Their next winning decision was to enlist Michael Loney to shape the show. The lightly framed agility of Porter’s writing, and the comic timing that his music brings to even his more serious subjects, is meat and drink for Loney the actor, and as director he imparts that stagecraft to his cast to the show’s great benefit.
They are another strength of the production; Analisa Bell isn’t quite Ethel Merman, but she’s a tigerish performer who drags the best out of her talents in the attempt, and Will Groucett concocts a convincing all-American gee-whizery as Edward without losing the steel the unknown need to inject themselves into the orbit of the famous. Pila Mata Dupont has a quality of carriage that radiates control and self-awareness. She is compelling as Linda Porter, all Southern charm and determination, at once formidable and sympathetic.
The songs you want to hear are pretty much all there; You’re the Tops, Swell Party, Let’s Do It, Love for Sale, Begin the Beguine, I Get a Kick out of You – it’s a very long list. They are all effectively rather than spectacularly performed; the cast have perfectly fine voices, Bell’s better than fine, but Porter’s songs are more conversations than arias, and it's this quality that this pared-down production emphasises.
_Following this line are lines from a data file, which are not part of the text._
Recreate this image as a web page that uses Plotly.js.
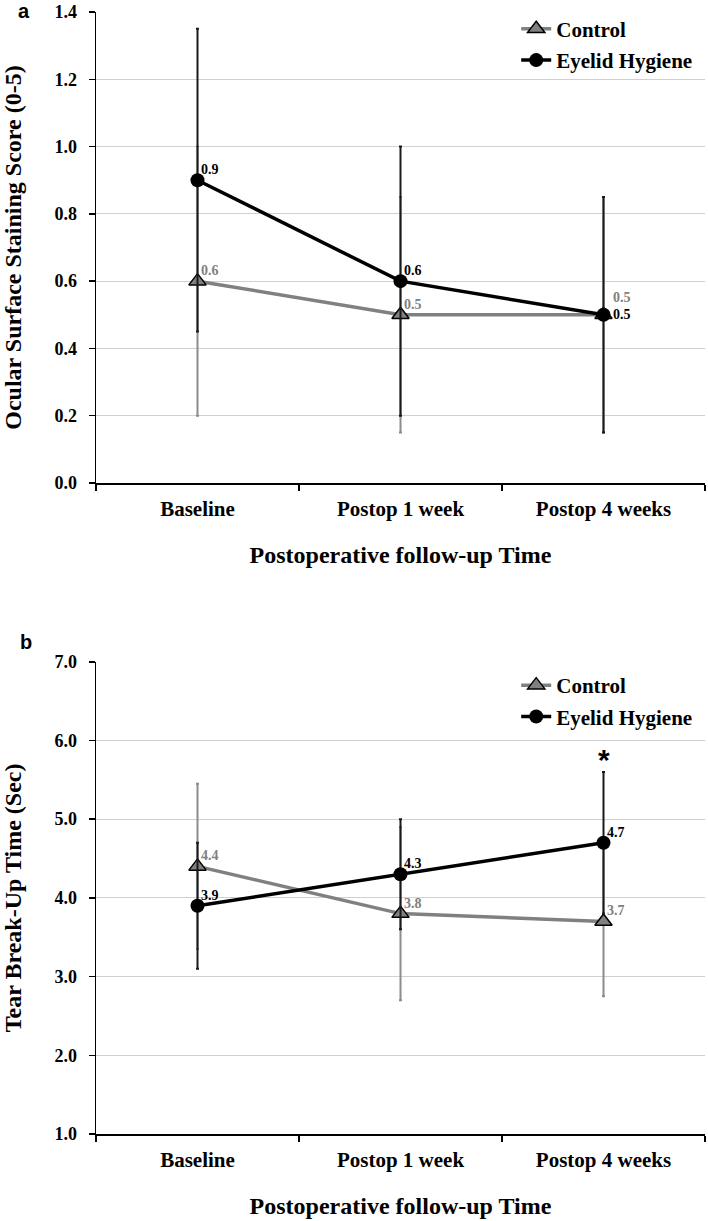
<!DOCTYPE html>
<html><head><meta charset="utf-8">
<script src="https://cdn.plot.ly/plotly-3.0.1.min.js"></script>
<style>html,body{margin:0;padding:0;background:#fff}#chart{width:708px;height:1221px}</style>
</head><body><div id="chart"></div>
<script>
// ---- data ----
const categories = ['Baseline', 'Postop 1 week', 'Postop 4 weeks'];
const seriesNames = ['Control', 'Eyelid Hygiene'];
const stainingControl = [0.6, 0.5, 0.5];
const stainingControlSD = [0.4, 0.35, 0.35];
const stainingEyelid = [0.9, 0.6, 0.5];
const stainingEyelidSD = [0.45, 0.4, 0.35];
const tbutControl = [4.4, 3.8, 3.7];
const tbutControlSD = [1.05, 1.1, 0.95];
const tbutEyelid = [3.9, 4.3, 4.7];
const tbutEyelidSD = [0.8, 0.7, 0.9];
const stainingTicks = [0, 0.2, 0.4, 0.6, 0.8, 1.0, 1.2, 1.4];
const tbutTicks = [1, 2, 3, 4, 5, 6, 7];
const significantCategory = 'Postop 4 weeks';

// ---- style ----
const SERIF = 'Liberation Serif, Times New Roman, serif';
const SANS = 'Liberation Sans, Arial, sans-serif';
const GREY = '#808080';
const BLACK = '#000000';
const fmt = v => v.toFixed(1);

function controlTrace(y, sd, xa, ya, legend) {
  return {
    type: 'scatter', mode: 'lines+markers', name: seriesNames[0],
    x: categories, y: y, xaxis: xa, yaxis: ya, legend: legend, legendgroup: 'c' + legend,
    line: {color: GREY, width: 3.5},
    marker: {symbol: 'triangle-up', size: 15, color: GREY, line: {color: BLACK, width: 1.5}},
    error_y: {type: 'data', array: sd, visible: true, color: '#8c8c8c', thickness: 2, width: 1.5},
    cliponaxis: false, hoverinfo: 'x+y'
  };
}
function eyelidTrace(y, sd, xa, ya, legend) {
  return {
    type: 'scatter', mode: 'lines+markers', name: seriesNames[1],
    x: categories, y: y, xaxis: xa, yaxis: ya, legend: legend, legendgroup: 'e' + legend,
    line: {color: BLACK, width: 3.5},
    marker: {symbol: 'circle', size: 14, color: BLACK},
    error_y: {type: 'data', array: sd, visible: true, color: '#1a1a1a', thickness: 2, width: 1.5},
    cliponaxis: false, hoverinfo: 'x+y'
  };
}

const data = [
  controlTrace(stainingControl, stainingControlSD, 'x', 'y', 'legend'),
  eyelidTrace(stainingEyelid, stainingEyelidSD, 'x', 'y', 'legend'),
  controlTrace(tbutControl, tbutControlSD, 'x2', 'y2', 'legend2'),
  eyelidTrace(tbutEyelid, tbutEyelidSD, 'x2', 'y2', 'legend2')
];

// label placement styles: 'top' = above-right, 'high' = further above-right, 'mid' = right
const placement = {
  top:  {yanchor: 'bottom', xshift: 1, yshift: 1},
  high: {yanchor: 'bottom', xshift: 7, yshift: 8},
  mid:  {yanchor: 'middle', xshift: 7, yshift: 0}
};

// value labels as annotations placed at the data points
function valueLabels(values, xref, yref, color, places) {
  return values.map((v, i) => {
    const p = placement[places[i]];
    return {
      text: fmt(v), xref: xref, yref: yref, x: categories[i], y: v,
      xanchor: 'left', yanchor: p.yanchor, xshift: p.xshift, yshift: p.yshift,
      showarrow: false, font: {family: SERIF, size: 14, color: color, weight: 'bold'}
    };
  });
}

const tickFont = {family: SERIF, size: 18, color: BLACK, weight: 'bold'};
const catFont = {family: SERIF, size: 21, color: BLACK, weight: 'bold'};
const titleFont = {family: SERIF, size: 24, color: BLACK, weight: 'bold'};

function xAxis(anchor) {
  return {
    anchor: anchor, domain: [0, 1], type: 'category', range: [-0.5, 2.5],
    showline: true, linecolor: BLACK, linewidth: 1.5, mirror: false,
    ticks: 'outside', tickson: 'boundaries', ticklen: 6, tickcolor: BLACK, tickwidth: 1.5,
    showgrid: false, zeroline: false, tickfont: catFont, ticklabelstandoff: 6,
    title: {text: 'Postoperative follow-up Time', font: titleFont, standoff: 26},
    automargin: false, fixedrange: true
  };
}
function yAxis(anchor, domain, ticks, range, title) {
  return {
    anchor: anchor, domain: domain, range: range, tickvals: ticks, tickformat: '.1f',
    showline: true, linecolor: BLACK, linewidth: 1.5, ticks: 'outside', ticklen: 6,
    tickcolor: BLACK, tickwidth: 1.5,
    showgrid: true, gridcolor: '#d0d0d0', gridwidth: 1, zeroline: false,
    tickfont: tickFont, ticklabelstandoff: 8,
    title: {text: title, font: titleFont, standoff: 27},
    automargin: false, fixedrange: true
  };
}

const legendBase = {
  x: 0.69, xanchor: 'left', yanchor: 'top', bgcolor: 'rgba(0,0,0,0)',
  font: {family: SERIF, size: 21, color: BLACK, weight: 'bold'},
  traceorder: 'grouped', tracegroupgap: 1, itemwidth: 30
};

const annotations = [].concat(
  valueLabels(stainingControl, 'x', 'y', GREY, ['top', 'top', 'high']),
  valueLabels(stainingEyelid, 'x', 'y', BLACK, ['top', 'top', 'mid']),
  valueLabels(tbutControl, 'x2', 'y2', GREY, ['top', 'top', 'top']),
  valueLabels(tbutEyelid, 'x2', 'y2', BLACK, ['top', 'top', 'top']),
  [
    {text: 'a', xref: 'paper', yref: 'paper', x: -0.118, y: 1.0009, xanchor: 'center', yanchor: 'middle',
     showarrow: false, font: {family: SANS, size: 20, color: BLACK, weight: 'bold'}},
    {text: 'b', xref: 'paper', yref: 'paper', x: -0.115, y: 0.4385, xanchor: 'center', yanchor: 'middle',
     showarrow: false, font: {family: SANS, size: 20, color: BLACK, weight: 'bold'}},
    {text: '*', xref: 'x2', yref: 'y2', x: significantCategory,
     y: tbutEyelid[2] + tbutEyelidSD[2], yshift: 12, yanchor: 'middle',
     showarrow: false, font: {family: SANS, size: 30, color: BLACK, weight: 'bold'}}
  ]
);

const layout = {
  width: 708, height: 1221,
  margin: {l: 96, r: 3, t: 12, b: 87},
  paper_bgcolor: '#ffffff', plot_bgcolor: '#ffffff',
  showlegend: true,
  xaxis: xAxis('y'),
  yaxis: yAxis('x', [0.5802, 1], stainingTicks, [0, 1.4], 'Ocular Surface Staining Score (0-5)'),
  xaxis2: xAxis('y2'),
  yaxis2: yAxis('x2', [0, 0.4209], tbutTicks, [1, 7], 'Tear Break-Up Time (Sec)'),
  legend: Object.assign({}, legendBase, {y: 1.003}),
  legend2: Object.assign({}, legendBase, {y: 0.418}),
  annotations: annotations
};

Plotly.newPlot('chart', data, layout, {displayModeBar: false, staticPlot: true});
</script>
</body></html>
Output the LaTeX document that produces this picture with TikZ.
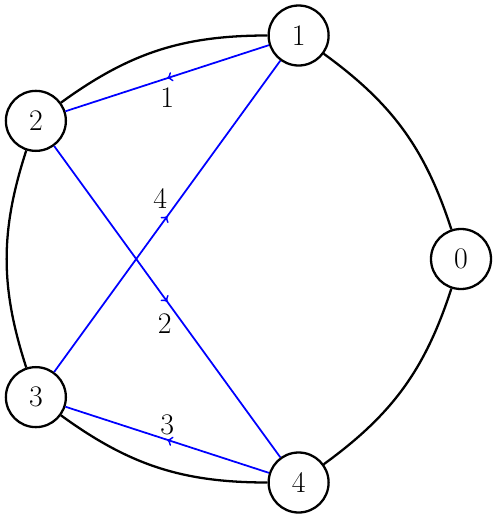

You’ve Got That Thing is a rung or two above many of the locally produced pocket cabarets in the Downstairs at the Maj programme. It would be nice to think it could return for a longer run with a bit more production oomph, perhaps by augmenting Tim Cunniffe’s typically lion-hearted solo piano with a reed or two and a rhythm section. In tough times, where Porter’s magic is always the perfect antidote – evidence the smash hit revival of Anything Goes in this year’s glorious Broadway season – that would be an investment that might well deliver the goods.